Exercise directions →
Copy the data exactly; pictures stay out of the copy.

Raw data →

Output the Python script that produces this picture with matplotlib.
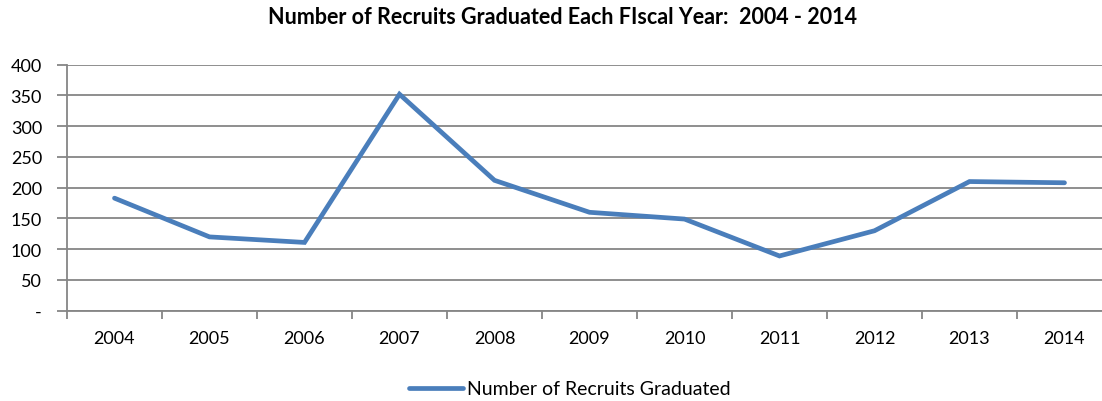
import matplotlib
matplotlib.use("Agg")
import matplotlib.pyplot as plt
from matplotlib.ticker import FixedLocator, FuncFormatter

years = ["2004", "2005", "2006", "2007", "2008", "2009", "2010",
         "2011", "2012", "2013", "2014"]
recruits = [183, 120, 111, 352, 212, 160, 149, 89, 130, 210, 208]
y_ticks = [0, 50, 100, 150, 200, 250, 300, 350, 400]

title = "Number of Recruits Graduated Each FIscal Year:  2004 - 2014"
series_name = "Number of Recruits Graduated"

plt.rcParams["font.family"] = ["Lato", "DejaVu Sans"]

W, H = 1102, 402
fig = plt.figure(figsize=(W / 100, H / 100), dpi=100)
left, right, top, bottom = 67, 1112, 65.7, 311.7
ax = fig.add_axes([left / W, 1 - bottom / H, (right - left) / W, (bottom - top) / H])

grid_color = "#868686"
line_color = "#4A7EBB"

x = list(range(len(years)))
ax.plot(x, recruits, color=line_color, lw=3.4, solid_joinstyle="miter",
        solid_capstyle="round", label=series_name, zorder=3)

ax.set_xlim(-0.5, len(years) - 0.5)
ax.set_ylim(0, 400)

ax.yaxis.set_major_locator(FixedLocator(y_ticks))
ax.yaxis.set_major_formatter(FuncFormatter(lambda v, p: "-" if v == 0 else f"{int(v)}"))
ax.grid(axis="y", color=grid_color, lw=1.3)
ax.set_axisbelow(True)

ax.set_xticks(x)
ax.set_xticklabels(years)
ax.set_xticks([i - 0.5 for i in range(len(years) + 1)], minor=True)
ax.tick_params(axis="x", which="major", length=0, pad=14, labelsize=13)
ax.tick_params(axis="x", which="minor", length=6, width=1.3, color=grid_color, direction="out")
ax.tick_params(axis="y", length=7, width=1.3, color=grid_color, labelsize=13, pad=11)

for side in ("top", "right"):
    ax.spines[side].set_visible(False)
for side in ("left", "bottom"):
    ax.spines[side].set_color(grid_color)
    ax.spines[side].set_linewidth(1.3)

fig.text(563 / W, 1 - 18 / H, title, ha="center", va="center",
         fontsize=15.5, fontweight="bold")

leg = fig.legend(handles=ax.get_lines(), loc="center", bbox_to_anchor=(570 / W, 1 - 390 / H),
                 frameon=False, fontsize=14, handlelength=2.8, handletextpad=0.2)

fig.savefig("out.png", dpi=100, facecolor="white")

Exercise output →
Output the Python script that produces this picture with matplotlib.
import matplotlib
matplotlib.use("Agg")
import matplotlib.pyplot as plt
from matplotlib.ticker import FixedLocator, FuncFormatter

years = ["2004", "2005", "2006", "2007", "2008", "2009", "2010",
         "2011", "2012", "2013", "2014"]
recruits = [183, 120, 111, 352, 212, 160, 149, 89, 130, 210, 208]
y_ticks = [0, 50, 100, 150, 200, 250, 300, 350, 400]

title = "Number of Recruits Graduated Each FIscal Year:  2004 - 2014"
series_name = "Number of Recruits Graduated"

plt.rcParams["font.family"] = ["Lato", "DejaVu Sans"]

W, H = 1102, 402
fig = plt.figure(figsize=(W / 100, H / 100), dpi=100)
left, right, top, bottom = 67, 1112, 65.7, 311.7
ax = fig.add_axes([left / W, 1 - bottom / H, (right - left) / W, (bottom - top) / H])

grid_color = "#868686"
line_color = "#4A7EBB"

x = list(range(len(years)))
ax.plot(x, recruits, color=line_color, lw=3.4, solid_joinstyle="miter",
        solid_capstyle="round", label=series_name, zorder=3)

ax.set_xlim(-0.5, len(years) - 0.5)
ax.set_ylim(0, 400)

ax.yaxis.set_major_locator(FixedLocator(y_ticks))
ax.yaxis.set_major_formatter(FuncFormatter(lambda v, p: "-" if v == 0 else f"{int(v)}"))
ax.grid(axis="y", color=grid_color, lw=1.3)
ax.set_axisbelow(True)

ax.set_xticks(x)
ax.set_xticklabels(years)
ax.set_xticks([i - 0.5 for i in range(len(years) + 1)], minor=True)
ax.tick_params(axis="x", which="major", length=0, pad=14, labelsize=13)
ax.tick_params(axis="x", which="minor", length=6, width=1.3, color=grid_color, direction="out")
ax.tick_params(axis="y", length=7, width=1.3, color=grid_color, labelsize=13, pad=11)

for side in ("top", "right"):
    ax.spines[side].set_visible(False)
for side in ("left", "bottom"):
    ax.spines[side].set_color(grid_color)
    ax.spines[side].set_linewidth(1.3)

fig.text(563 / W, 1 - 18 / H, title, ha="center", va="center",
         fontsize=15.5, fontweight="bold")

leg = fig.legend(handles=ax.get_lines(), loc="center", bbox_to_anchor=(570 / W, 1 - 390 / H),
                 frameon=False, fontsize=14, handlelength=2.8, handletextpad=0.2)

fig.savefig("out.png", dpi=100, facecolor="white")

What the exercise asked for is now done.